By October half term it was becoming apparent that things were not going as well as we’d hoped with regard to controlling the virus. Some schools were having to close bubbles fairly regularly, and in some areas, the virus was having a huge impact on schools’ ability to stay open. With so many staff shielding it became clear that more measures were needed.

In November we went back into lockdown, the visits I had planned couldn’t take place, but schools remained open, I continued to work virtually, and led lots of training, virtual visits, and online coaching sessions. I was also asked to work on a project designing activities to accompany a series of children’s books. Another thing that would probably not have happened if it hadn’t been for the covid crisis. New work started to come in, people who had accessed my online training requested in-school support and the diary started to fill up. I veered between anxiety and hope about the future but remained optimistic.

So here we are in December, what a month it has been. Once again schools and settings find themselves at the centre of the battlefield. Some authorities have been threatened with legal action for trying to close schools early in order to prevent the virus from spreading and protect families. Two days before the end of the year the secretary of state gave a muddled statement which led to much confusion and schools are now trying to make sense of more hastily written guidance once again.
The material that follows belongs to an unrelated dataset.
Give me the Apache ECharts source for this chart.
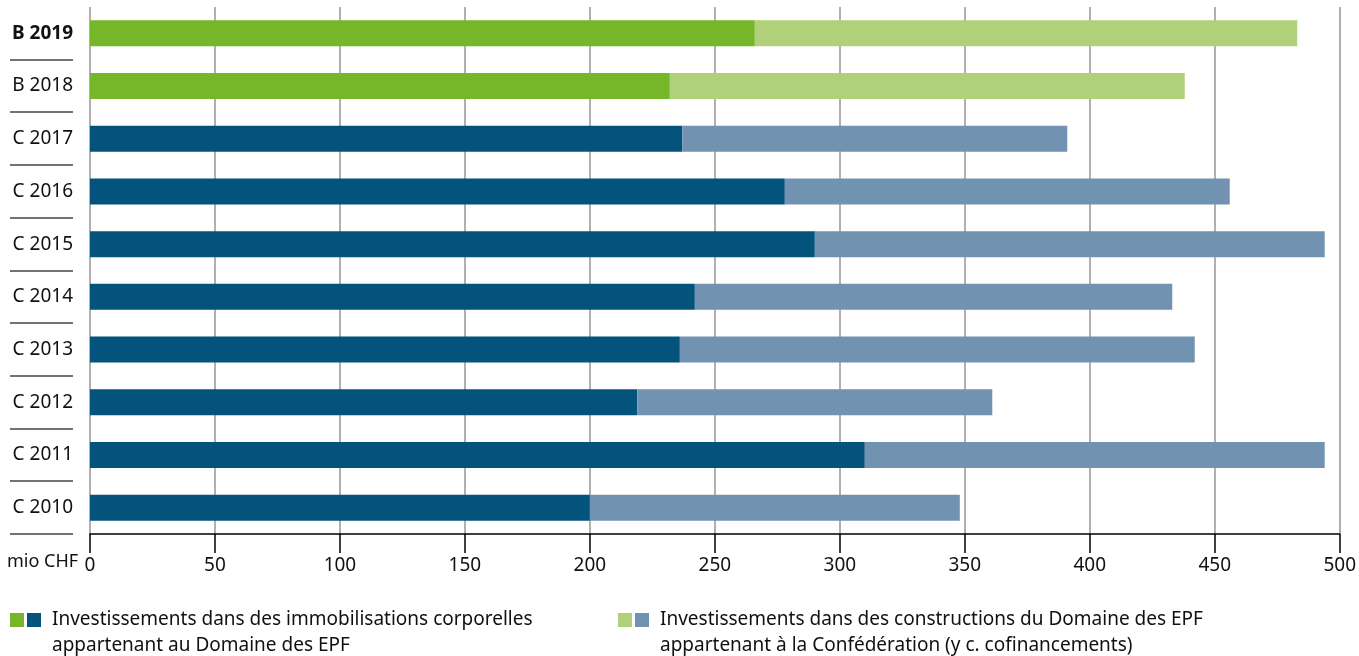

Some schools return on Monday, many do not and are now trying to put together plans to support children and families.

Heads, teachers, support staff and EY staff are once again trying to do the best they can, in the most challenging circumstances possible to provide education, care, stability, hope, and safety for their communities and to keep safe themselves. The headlines about mass testing in schools, laptops, school meal vouchers, the army, catch up funding and additional support belie the reality of what’s happening on the ground. I find myself trawling guidance, offering support, and wondering what the next few weeks will bring.

There is the hope of a vaccine, but we have to get through these next few weeks first and they are going to be tough. A whole year has passed since I wrote my research proposal and in it I feel I’ve lived a thousand surreal lifetimes. I had to postpone the research, but I do hope to pick it up when I can and complete my studies. Who knows, my final thesis might be on leadership in times of crisis, a study of the education community during the global pandemic.

What I do know is we are all stronger than we think and can face most things with the support of friends, family, and colleagues. This year has shown me that I can adapt and change, and it’s shown me who I want to have on my team when the proverbial hits the fan. I’ll stand shoulder to shoulder with the EY staff, the teachers, the support staff, the heads, and the governors who stepped up when the education secretary was found wanting because they have stood up for their communities when they were most needed and they stood with me when the going got tough.

I know I am relatively lucky, I haven't lost anyone that I am close to, due to this wretched disease, friends have not been as fortunate. Covid has robbed us of so much, and it is important to acknowledge that, but it has also given me things that money can not buy. Resilience, opportunities, time to reflect, time to be with my family, powerful connections, and amazing friendships. The list of people who have supported me through this year is just too long, but I am grateful to each and every one of you. I would not have got through the year without you, and I will not forget who stood with me when the going got tough. I am a very lucky lady.

It’s been a rollercoaster of a year, but the companions I’ve ridden it with have been the best of the best.